> _Work to be completed_: Repeat every line exactly, keeping the pictures out of the copy.

> _Data extract_:

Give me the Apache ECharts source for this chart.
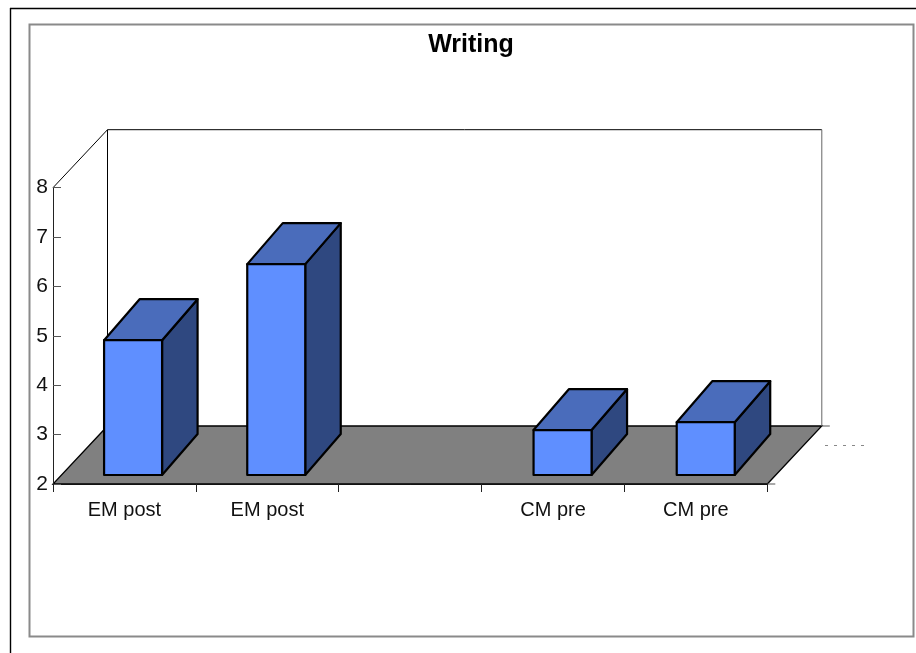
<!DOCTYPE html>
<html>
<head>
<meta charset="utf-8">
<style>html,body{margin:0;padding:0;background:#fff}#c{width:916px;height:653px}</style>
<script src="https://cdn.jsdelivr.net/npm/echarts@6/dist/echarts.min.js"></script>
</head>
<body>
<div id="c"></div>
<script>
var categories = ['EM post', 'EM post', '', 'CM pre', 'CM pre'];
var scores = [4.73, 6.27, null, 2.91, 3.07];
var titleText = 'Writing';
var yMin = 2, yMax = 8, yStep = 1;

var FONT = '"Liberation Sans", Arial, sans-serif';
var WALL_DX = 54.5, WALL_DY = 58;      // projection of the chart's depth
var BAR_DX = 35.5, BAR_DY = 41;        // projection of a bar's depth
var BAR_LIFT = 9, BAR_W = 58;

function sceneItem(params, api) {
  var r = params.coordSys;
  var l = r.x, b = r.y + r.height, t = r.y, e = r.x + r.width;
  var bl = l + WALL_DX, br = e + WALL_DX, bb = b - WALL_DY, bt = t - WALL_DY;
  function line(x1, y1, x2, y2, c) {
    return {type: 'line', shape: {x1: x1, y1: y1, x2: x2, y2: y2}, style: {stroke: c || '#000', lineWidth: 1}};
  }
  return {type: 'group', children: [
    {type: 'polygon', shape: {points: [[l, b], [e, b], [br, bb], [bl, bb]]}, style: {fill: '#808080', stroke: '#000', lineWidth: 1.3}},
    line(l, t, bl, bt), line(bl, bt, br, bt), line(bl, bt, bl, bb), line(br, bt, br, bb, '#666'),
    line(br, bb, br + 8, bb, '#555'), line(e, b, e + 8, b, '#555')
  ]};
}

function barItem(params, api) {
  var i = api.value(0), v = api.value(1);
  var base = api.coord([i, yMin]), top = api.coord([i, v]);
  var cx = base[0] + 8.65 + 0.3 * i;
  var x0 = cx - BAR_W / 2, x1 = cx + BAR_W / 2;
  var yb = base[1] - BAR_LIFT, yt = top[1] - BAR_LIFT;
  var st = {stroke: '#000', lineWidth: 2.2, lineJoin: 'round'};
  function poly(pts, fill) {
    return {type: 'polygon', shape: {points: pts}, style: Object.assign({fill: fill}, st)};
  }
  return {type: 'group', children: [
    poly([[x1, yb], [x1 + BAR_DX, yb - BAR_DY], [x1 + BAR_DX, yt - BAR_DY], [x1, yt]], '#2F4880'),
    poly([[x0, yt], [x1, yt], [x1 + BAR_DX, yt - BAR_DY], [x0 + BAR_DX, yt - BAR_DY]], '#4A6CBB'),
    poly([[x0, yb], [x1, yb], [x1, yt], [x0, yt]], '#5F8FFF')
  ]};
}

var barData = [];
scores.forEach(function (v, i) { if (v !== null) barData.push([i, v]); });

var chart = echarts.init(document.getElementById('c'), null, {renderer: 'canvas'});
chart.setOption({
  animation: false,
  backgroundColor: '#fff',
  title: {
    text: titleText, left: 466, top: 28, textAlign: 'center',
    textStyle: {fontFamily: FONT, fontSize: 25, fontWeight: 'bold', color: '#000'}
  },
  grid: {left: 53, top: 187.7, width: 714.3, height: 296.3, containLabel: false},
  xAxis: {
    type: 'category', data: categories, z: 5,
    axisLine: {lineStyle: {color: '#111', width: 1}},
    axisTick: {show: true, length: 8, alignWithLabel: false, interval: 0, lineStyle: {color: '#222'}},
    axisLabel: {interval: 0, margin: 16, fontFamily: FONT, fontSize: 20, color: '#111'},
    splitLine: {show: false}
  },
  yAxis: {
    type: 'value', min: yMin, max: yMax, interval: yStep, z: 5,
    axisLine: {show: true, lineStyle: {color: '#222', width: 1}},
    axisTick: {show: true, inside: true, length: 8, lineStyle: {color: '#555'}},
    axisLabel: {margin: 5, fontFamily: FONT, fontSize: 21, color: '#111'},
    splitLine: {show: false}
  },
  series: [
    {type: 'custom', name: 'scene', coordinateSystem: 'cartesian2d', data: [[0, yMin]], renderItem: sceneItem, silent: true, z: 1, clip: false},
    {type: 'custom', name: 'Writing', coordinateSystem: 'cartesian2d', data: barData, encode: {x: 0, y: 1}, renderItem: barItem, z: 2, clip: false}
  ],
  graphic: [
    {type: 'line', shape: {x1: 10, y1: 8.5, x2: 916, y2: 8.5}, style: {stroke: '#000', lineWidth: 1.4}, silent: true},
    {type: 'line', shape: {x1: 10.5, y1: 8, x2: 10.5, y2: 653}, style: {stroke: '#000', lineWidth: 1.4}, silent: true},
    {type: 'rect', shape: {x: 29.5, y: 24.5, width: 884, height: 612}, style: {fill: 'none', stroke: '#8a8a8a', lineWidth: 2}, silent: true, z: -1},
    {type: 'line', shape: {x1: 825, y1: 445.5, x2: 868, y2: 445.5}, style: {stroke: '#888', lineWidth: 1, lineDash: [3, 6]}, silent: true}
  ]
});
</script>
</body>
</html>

> _The answer_:
Give me the Apache ECharts source for this chart.
<!DOCTYPE html>
<html>
<head>
<meta charset="utf-8">
<style>html,body{margin:0;padding:0;background:#fff}#c{width:916px;height:653px}</style>
<script src="https://cdn.jsdelivr.net/npm/echarts@6/dist/echarts.min.js"></script>
</head>
<body>
<div id="c"></div>
<script>
var categories = ['EM post', 'EM post', '', 'CM pre', 'CM pre'];
var scores = [4.73, 6.27, null, 2.91, 3.07];
var titleText = 'Writing';
var yMin = 2, yMax = 8, yStep = 1;

var FONT = '"Liberation Sans", Arial, sans-serif';
var WALL_DX = 54.5, WALL_DY = 58;      // projection of the chart's depth
var BAR_DX = 35.5, BAR_DY = 41;        // projection of a bar's depth
var BAR_LIFT = 9, BAR_W = 58;

function sceneItem(params, api) {
  var r = params.coordSys;
  var l = r.x, b = r.y + r.height, t = r.y, e = r.x + r.width;
  var bl = l + WALL_DX, br = e + WALL_DX, bb = b - WALL_DY, bt = t - WALL_DY;
  function line(x1, y1, x2, y2, c) {
    return {type: 'line', shape: {x1: x1, y1: y1, x2: x2, y2: y2}, style: {stroke: c || '#000', lineWidth: 1}};
  }
  return {type: 'group', children: [
    {type: 'polygon', shape: {points: [[l, b], [e, b], [br, bb], [bl, bb]]}, style: {fill: '#808080', stroke: '#000', lineWidth: 1.3}},
    line(l, t, bl, bt), line(bl, bt, br, bt), line(bl, bt, bl, bb), line(br, bt, br, bb, '#666'),
    line(br, bb, br + 8, bb, '#555'), line(e, b, e + 8, b, '#555')
  ]};
}

function barItem(params, api) {
  var i = api.value(0), v = api.value(1);
  var base = api.coord([i, yMin]), top = api.coord([i, v]);
  var cx = base[0] + 8.65 + 0.3 * i;
  var x0 = cx - BAR_W / 2, x1 = cx + BAR_W / 2;
  var yb = base[1] - BAR_LIFT, yt = top[1] - BAR_LIFT;
  var st = {stroke: '#000', lineWidth: 2.2, lineJoin: 'round'};
  function poly(pts, fill) {
    return {type: 'polygon', shape: {points: pts}, style: Object.assign({fill: fill}, st)};
  }
  return {type: 'group', children: [
    poly([[x1, yb], [x1 + BAR_DX, yb - BAR_DY], [x1 + BAR_DX, yt - BAR_DY], [x1, yt]], '#2F4880'),
    poly([[x0, yt], [x1, yt], [x1 + BAR_DX, yt - BAR_DY], [x0 + BAR_DX, yt - BAR_DY]], '#4A6CBB'),
    poly([[x0, yb], [x1, yb], [x1, yt], [x0, yt]], '#5F8FFF')
  ]};
}

var barData = [];
scores.forEach(function (v, i) { if (v !== null) barData.push([i, v]); });

var chart = echarts.init(document.getElementById('c'), null, {renderer: 'canvas'});
chart.setOption({
  animation: false,
  backgroundColor: '#fff',
  title: {
    text: titleText, left: 466, top: 28, textAlign: 'center',
    textStyle: {fontFamily: FONT, fontSize: 25, fontWeight: 'bold', color: '#000'}
  },
  grid: {left: 53, top: 187.7, width: 714.3, height: 296.3, containLabel: false},
  xAxis: {
    type: 'category', data: categories, z: 5,
    axisLine: {lineStyle: {color: '#111', width: 1}},
    axisTick: {show: true, length: 8, alignWithLabel: false, interval: 0, lineStyle: {color: '#222'}},
    axisLabel: {interval: 0, margin: 16, fontFamily: FONT, fontSize: 20, color: '#111'},
    splitLine: {show: false}
  },
  yAxis: {
    type: 'value', min: yMin, max: yMax, interval: yStep, z: 5,
    axisLine: {show: true, lineStyle: {color: '#222', width: 1}},
    axisTick: {show: true, inside: true, length: 8, lineStyle: {color: '#555'}},
    axisLabel: {margin: 5, fontFamily: FONT, fontSize: 21, color: '#111'},
    splitLine: {show: false}
  },
  series: [
    {type: 'custom', name: 'scene', coordinateSystem: 'cartesian2d', data: [[0, yMin]], renderItem: sceneItem, silent: true, z: 1, clip: false},
    {type: 'custom', name: 'Writing', coordinateSystem: 'cartesian2d', data: barData, encode: {x: 0, y: 1}, renderItem: barItem, z: 2, clip: false}
  ],
  graphic: [
    {type: 'line', shape: {x1: 10, y1: 8.5, x2: 916, y2: 8.5}, style: {stroke: '#000', lineWidth: 1.4}, silent: true},
    {type: 'line', shape: {x1: 10.5, y1: 8, x2: 10.5, y2: 653}, style: {stroke: '#000', lineWidth: 1.4}, silent: true},
    {type: 'rect', shape: {x: 29.5, y: 24.5, width: 884, height: 612}, style: {fill: 'none', stroke: '#8a8a8a', lineWidth: 2}, silent: true, z: -1},
    {type: 'line', shape: {x1: 825, y1: 445.5, x2: 868, y2: 445.5}, style: {stroke: '#888', lineWidth: 1, lineDash: [3, 6]}, silent: true}
  ]
});
</script>
</body>
</html>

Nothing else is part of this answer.